=== Stored data ===
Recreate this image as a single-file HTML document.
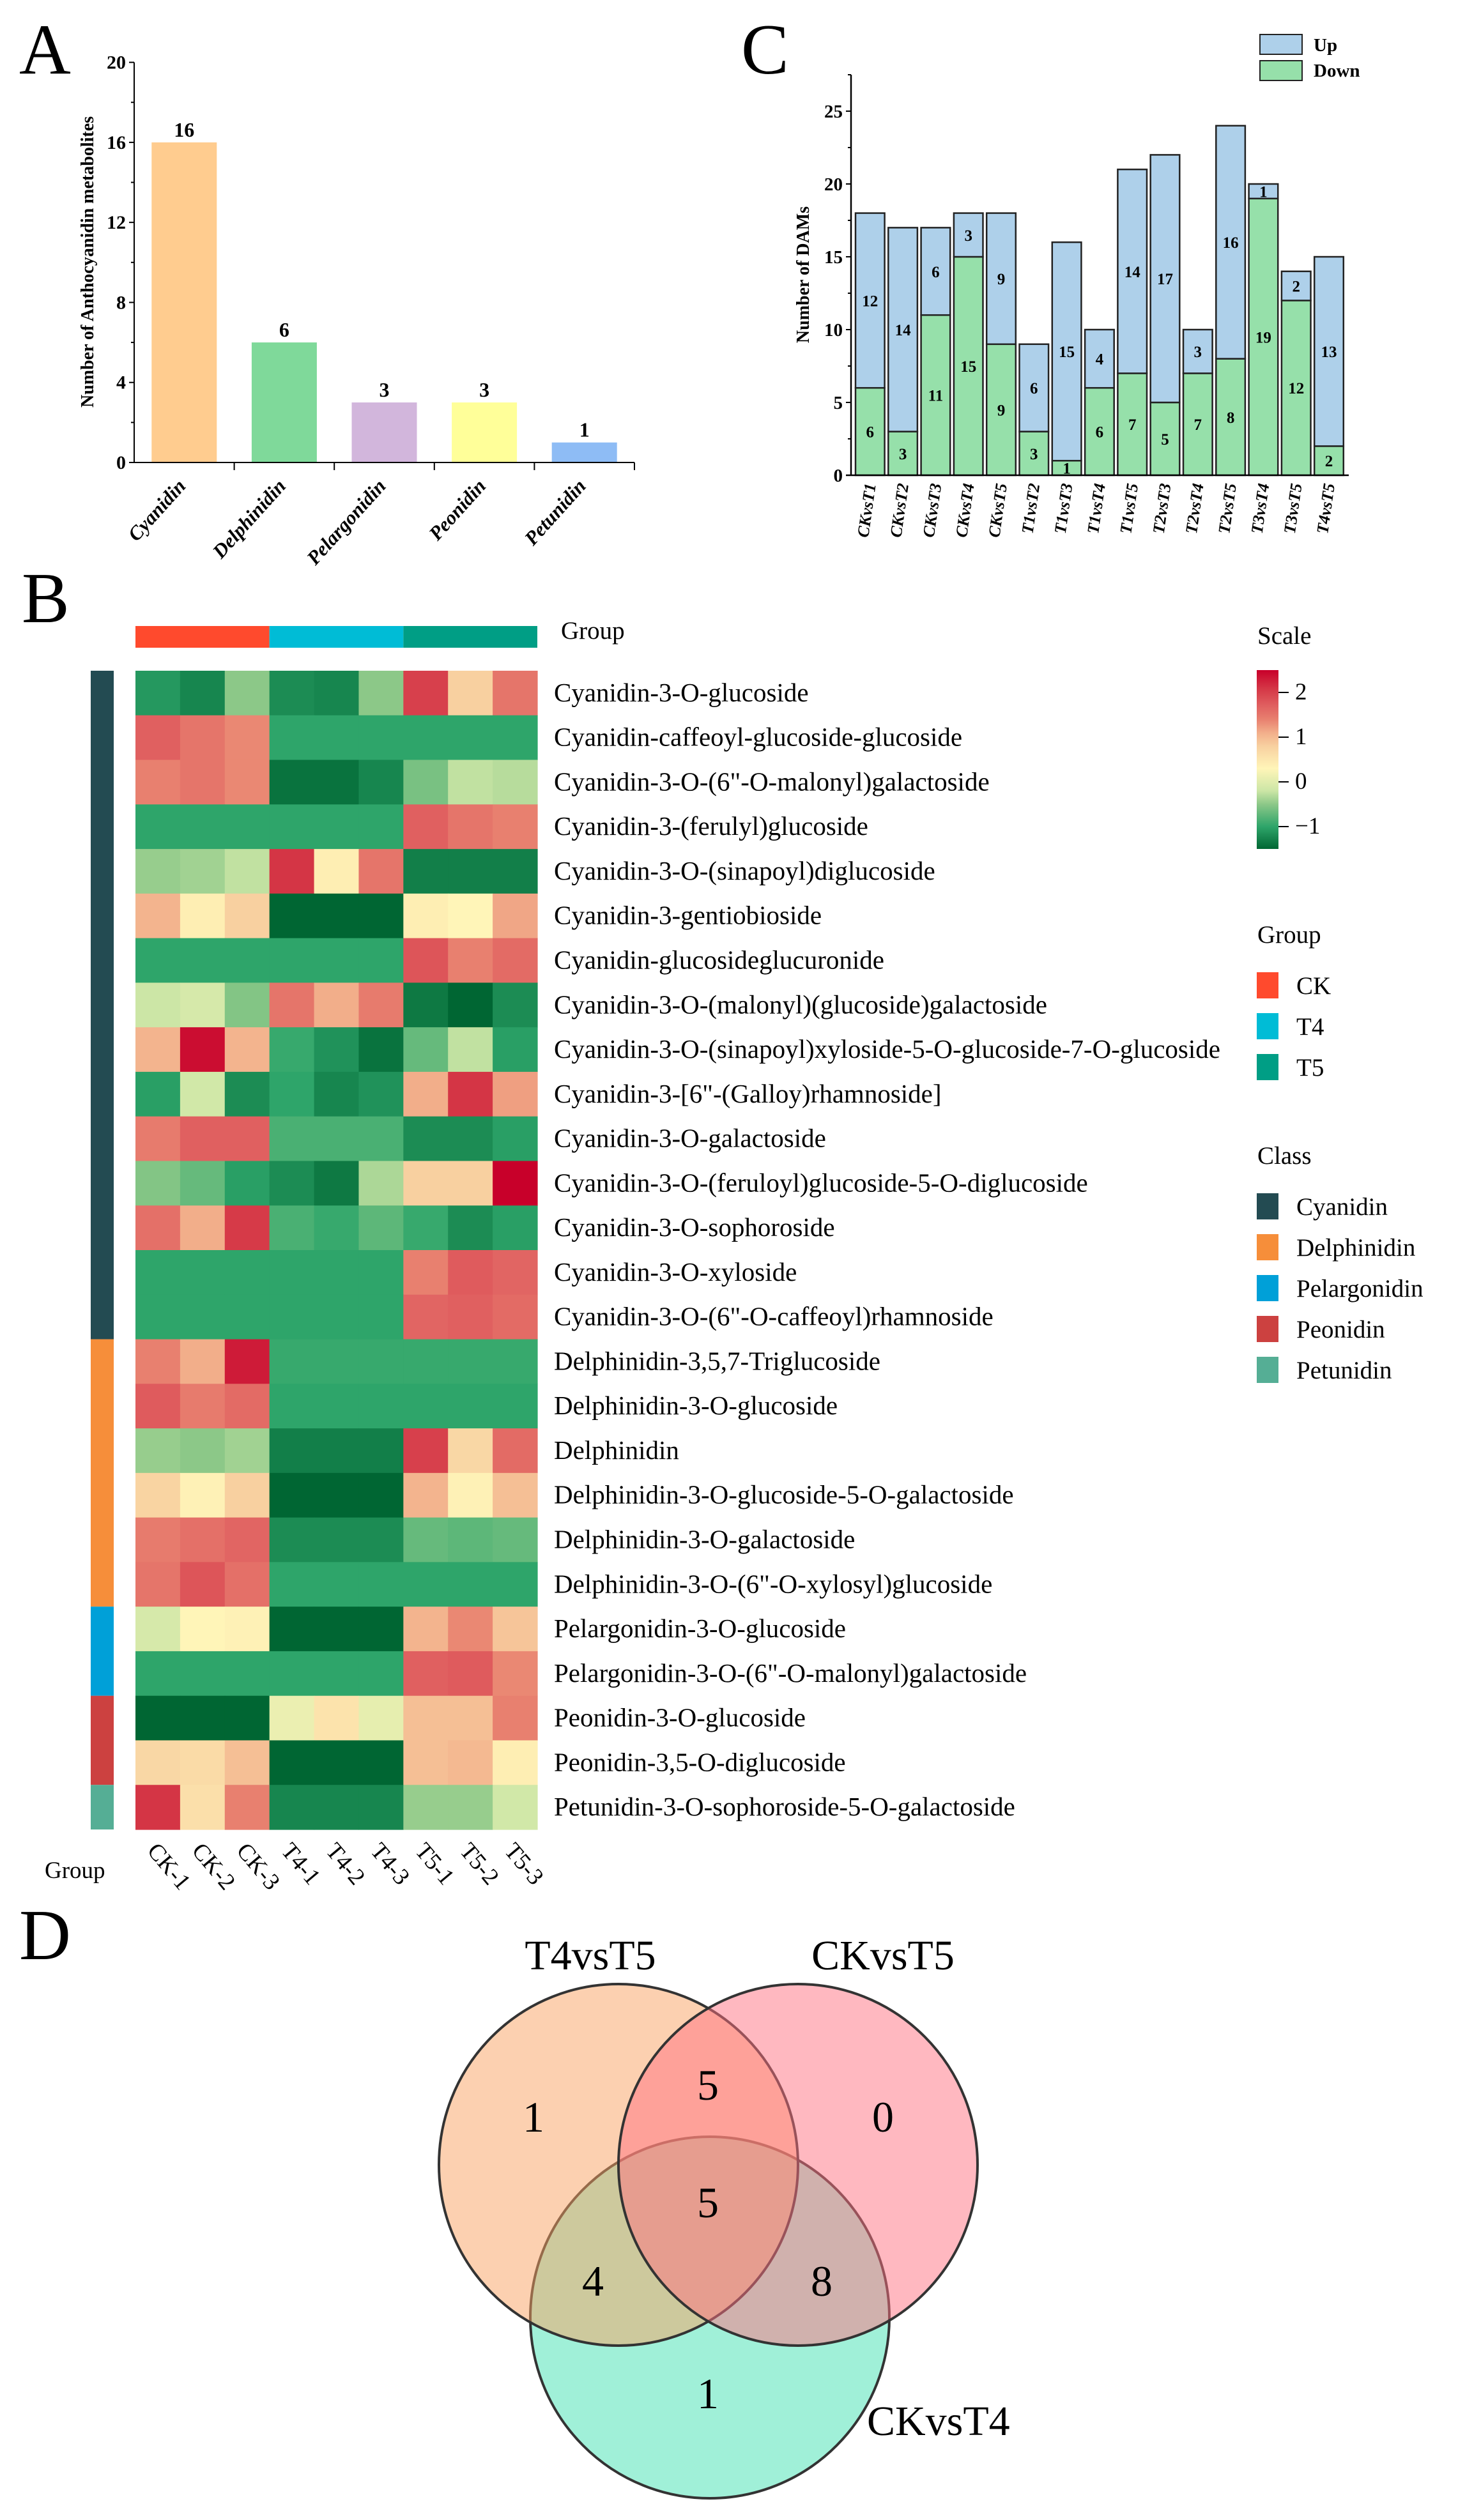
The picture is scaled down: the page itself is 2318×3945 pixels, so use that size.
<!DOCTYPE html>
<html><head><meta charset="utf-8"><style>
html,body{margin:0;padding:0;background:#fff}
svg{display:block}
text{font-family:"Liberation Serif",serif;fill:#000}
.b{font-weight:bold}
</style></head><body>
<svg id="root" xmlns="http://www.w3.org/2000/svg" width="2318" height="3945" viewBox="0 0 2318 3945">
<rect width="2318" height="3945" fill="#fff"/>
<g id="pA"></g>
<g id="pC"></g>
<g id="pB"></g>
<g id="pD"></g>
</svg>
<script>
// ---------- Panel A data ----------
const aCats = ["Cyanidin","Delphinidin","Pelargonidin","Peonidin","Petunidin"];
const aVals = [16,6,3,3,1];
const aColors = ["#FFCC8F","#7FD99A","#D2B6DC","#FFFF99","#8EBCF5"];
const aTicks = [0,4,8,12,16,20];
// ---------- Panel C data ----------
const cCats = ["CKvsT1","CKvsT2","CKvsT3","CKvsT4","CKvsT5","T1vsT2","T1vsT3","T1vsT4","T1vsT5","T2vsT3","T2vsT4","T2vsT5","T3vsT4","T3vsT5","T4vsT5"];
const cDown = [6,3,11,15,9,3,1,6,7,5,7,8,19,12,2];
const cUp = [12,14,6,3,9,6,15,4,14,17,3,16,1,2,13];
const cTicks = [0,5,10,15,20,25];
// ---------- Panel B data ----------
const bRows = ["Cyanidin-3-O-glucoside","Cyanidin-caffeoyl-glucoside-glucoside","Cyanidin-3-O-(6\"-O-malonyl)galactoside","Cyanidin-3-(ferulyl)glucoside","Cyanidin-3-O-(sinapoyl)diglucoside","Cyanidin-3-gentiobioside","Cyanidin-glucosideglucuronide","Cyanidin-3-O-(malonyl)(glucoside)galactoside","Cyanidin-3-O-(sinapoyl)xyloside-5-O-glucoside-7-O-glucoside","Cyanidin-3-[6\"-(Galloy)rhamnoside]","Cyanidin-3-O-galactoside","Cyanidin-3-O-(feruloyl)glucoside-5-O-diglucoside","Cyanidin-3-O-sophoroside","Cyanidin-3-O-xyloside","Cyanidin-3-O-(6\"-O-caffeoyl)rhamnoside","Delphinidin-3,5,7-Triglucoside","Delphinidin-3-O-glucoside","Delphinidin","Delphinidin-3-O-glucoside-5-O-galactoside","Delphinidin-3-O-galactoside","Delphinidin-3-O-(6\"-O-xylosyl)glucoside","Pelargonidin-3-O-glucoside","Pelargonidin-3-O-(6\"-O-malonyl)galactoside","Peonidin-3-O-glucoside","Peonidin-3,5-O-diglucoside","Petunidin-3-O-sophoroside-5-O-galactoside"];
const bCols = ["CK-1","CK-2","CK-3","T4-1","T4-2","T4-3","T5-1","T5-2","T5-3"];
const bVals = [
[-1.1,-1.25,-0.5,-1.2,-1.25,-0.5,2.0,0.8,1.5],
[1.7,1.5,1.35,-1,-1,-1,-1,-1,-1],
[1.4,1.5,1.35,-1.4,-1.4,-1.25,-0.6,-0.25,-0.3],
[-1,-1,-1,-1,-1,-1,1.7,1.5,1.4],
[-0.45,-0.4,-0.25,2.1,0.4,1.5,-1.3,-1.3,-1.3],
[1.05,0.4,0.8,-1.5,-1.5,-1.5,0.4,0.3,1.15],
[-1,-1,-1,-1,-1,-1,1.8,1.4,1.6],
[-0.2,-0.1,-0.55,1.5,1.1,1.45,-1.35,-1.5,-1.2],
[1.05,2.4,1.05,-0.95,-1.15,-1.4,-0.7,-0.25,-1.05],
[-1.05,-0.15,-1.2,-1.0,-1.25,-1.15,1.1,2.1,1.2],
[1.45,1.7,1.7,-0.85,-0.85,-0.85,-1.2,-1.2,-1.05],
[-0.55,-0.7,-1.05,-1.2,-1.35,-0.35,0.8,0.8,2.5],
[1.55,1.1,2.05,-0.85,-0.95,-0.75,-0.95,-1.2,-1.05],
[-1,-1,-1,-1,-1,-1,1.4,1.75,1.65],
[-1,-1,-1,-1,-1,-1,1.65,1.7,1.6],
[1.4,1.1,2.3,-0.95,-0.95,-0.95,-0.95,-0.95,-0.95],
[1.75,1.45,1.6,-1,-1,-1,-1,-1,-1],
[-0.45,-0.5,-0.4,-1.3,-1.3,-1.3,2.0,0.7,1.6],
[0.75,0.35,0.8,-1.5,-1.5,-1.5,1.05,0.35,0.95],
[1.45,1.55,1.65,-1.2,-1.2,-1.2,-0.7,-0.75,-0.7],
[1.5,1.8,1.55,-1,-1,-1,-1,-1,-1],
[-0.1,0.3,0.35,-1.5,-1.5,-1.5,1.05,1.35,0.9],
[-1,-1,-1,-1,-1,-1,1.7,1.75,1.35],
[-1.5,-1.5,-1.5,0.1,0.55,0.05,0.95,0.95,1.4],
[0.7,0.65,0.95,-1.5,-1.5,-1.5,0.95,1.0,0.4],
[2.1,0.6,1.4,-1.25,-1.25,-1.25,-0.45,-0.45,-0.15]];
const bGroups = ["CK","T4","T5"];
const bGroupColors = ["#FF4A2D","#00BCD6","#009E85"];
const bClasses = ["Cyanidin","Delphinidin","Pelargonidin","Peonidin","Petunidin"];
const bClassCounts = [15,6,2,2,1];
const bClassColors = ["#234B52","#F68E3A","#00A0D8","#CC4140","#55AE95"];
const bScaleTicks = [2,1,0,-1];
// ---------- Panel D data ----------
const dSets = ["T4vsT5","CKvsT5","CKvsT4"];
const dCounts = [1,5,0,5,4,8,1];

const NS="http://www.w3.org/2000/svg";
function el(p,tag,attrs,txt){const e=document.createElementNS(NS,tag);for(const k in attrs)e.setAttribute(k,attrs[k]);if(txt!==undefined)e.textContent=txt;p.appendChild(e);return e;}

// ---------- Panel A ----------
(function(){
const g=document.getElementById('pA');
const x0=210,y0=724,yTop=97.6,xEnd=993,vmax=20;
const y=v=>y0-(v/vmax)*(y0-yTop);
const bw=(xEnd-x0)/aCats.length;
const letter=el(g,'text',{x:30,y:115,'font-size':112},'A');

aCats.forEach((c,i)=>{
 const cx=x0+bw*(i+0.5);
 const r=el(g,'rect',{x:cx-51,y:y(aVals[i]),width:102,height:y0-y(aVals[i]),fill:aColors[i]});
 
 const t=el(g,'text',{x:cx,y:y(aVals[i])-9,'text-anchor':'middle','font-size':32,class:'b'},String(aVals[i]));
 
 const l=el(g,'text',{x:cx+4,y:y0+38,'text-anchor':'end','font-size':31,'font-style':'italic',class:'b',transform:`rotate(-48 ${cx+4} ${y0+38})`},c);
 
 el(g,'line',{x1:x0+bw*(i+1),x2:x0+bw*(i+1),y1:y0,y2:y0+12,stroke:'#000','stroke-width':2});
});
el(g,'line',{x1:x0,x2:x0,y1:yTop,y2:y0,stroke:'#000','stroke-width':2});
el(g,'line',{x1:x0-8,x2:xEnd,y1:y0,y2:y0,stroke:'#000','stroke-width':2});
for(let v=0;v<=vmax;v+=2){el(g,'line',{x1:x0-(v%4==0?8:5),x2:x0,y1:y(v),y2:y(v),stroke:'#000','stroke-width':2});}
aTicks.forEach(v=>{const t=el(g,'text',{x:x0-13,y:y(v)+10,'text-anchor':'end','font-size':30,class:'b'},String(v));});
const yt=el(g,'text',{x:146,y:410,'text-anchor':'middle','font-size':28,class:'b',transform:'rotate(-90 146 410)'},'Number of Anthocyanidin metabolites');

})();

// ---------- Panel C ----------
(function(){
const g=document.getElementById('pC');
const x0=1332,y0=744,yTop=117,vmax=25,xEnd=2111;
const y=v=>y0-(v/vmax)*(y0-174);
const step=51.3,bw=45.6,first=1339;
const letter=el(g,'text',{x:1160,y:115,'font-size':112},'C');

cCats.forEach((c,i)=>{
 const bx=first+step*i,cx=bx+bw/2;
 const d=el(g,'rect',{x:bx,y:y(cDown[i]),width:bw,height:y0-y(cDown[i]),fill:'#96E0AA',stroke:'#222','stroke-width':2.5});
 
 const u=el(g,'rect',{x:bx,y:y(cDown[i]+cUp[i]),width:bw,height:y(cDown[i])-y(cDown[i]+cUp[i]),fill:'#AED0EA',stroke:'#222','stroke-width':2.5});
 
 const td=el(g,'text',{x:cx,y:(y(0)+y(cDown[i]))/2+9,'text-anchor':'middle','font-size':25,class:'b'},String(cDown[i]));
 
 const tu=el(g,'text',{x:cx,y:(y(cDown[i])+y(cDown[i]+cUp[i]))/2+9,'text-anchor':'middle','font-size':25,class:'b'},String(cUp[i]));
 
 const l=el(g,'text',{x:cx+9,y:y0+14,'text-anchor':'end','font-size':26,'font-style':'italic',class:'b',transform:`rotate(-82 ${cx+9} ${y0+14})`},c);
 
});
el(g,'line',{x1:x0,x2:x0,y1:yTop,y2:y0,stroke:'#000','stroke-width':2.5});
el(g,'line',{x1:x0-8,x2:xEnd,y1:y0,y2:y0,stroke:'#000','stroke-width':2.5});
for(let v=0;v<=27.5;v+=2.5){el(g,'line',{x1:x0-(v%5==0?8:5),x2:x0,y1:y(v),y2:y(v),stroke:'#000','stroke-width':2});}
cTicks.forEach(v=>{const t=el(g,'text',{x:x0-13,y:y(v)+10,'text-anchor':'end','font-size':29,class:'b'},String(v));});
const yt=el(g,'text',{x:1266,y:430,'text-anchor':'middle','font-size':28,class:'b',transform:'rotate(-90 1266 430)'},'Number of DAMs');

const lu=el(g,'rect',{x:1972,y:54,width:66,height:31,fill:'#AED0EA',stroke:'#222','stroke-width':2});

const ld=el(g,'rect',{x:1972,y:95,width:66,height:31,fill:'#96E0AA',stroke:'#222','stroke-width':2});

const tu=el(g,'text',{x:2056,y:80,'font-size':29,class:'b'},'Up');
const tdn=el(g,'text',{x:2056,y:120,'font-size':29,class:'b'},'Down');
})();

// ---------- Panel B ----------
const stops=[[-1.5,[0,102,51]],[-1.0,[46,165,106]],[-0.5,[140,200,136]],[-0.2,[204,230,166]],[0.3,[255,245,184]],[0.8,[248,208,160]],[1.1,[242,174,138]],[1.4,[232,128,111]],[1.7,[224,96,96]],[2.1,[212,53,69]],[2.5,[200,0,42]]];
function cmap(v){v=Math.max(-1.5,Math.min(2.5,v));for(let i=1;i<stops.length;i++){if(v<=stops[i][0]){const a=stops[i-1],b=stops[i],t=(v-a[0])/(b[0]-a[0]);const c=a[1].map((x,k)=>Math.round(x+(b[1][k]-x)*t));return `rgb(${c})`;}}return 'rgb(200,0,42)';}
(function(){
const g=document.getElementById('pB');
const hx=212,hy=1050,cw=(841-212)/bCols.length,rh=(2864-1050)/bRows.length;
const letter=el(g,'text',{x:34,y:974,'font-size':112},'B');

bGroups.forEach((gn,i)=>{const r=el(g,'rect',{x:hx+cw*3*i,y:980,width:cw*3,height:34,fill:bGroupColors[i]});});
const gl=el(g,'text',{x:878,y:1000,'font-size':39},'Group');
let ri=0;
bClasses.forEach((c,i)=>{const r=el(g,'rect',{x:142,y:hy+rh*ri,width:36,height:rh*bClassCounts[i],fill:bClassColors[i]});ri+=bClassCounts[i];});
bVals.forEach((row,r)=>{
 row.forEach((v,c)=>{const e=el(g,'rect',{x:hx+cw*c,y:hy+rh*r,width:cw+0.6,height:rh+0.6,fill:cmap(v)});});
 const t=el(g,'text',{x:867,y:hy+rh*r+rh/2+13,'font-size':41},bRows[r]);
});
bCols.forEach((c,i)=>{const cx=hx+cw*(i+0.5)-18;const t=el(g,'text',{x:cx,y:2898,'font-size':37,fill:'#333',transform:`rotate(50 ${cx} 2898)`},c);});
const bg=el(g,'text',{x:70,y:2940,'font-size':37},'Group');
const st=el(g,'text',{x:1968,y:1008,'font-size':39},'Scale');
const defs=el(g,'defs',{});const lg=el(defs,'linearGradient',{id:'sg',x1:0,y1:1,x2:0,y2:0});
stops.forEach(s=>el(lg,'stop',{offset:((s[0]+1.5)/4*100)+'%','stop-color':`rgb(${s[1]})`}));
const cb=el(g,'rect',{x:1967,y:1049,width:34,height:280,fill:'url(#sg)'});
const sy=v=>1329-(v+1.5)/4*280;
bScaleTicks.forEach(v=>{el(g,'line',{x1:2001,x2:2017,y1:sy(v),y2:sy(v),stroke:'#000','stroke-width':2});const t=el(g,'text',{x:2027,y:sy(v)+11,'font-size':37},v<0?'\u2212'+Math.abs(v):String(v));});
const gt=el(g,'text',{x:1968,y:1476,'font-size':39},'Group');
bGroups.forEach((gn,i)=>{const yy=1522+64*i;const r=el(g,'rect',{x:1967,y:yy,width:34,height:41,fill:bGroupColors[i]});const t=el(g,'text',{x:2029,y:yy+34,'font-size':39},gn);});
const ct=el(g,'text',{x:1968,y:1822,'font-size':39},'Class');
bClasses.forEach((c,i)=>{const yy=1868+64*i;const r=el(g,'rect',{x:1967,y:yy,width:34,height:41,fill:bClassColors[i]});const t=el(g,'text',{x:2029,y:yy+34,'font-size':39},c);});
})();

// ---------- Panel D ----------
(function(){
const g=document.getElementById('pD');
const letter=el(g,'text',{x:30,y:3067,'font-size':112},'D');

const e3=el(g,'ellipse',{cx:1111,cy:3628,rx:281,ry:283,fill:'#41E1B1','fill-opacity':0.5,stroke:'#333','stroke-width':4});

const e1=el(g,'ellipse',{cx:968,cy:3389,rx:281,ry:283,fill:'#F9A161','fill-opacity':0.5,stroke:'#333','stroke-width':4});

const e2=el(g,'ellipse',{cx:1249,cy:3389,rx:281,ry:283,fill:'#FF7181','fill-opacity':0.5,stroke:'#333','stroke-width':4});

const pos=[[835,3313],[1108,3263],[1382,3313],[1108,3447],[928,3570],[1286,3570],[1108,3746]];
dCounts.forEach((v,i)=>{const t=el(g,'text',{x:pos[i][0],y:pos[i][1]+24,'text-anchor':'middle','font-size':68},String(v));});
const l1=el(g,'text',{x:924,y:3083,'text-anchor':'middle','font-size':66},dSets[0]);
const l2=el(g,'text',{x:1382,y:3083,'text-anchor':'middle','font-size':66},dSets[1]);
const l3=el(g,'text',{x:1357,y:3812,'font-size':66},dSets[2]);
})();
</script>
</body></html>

=== What is needed ===
Only lines with the word "document" should be collected from the material.

=== Result for this task ===
Recreate this image as a single-file HTML document.
function el(p,tag,attrs,txt){const e=document.createElementNS(NS,tag);for(const k in attrs)e.setAttribute(k,attrs[k]);if(txt!==undefined)e.textContent=txt;p.appendChild(e);return e;}
const g=document.getElementById('pA');
const g=document.getElementById('pC');
const g=document.getElementById('pB');
const g=document.getElementById('pD');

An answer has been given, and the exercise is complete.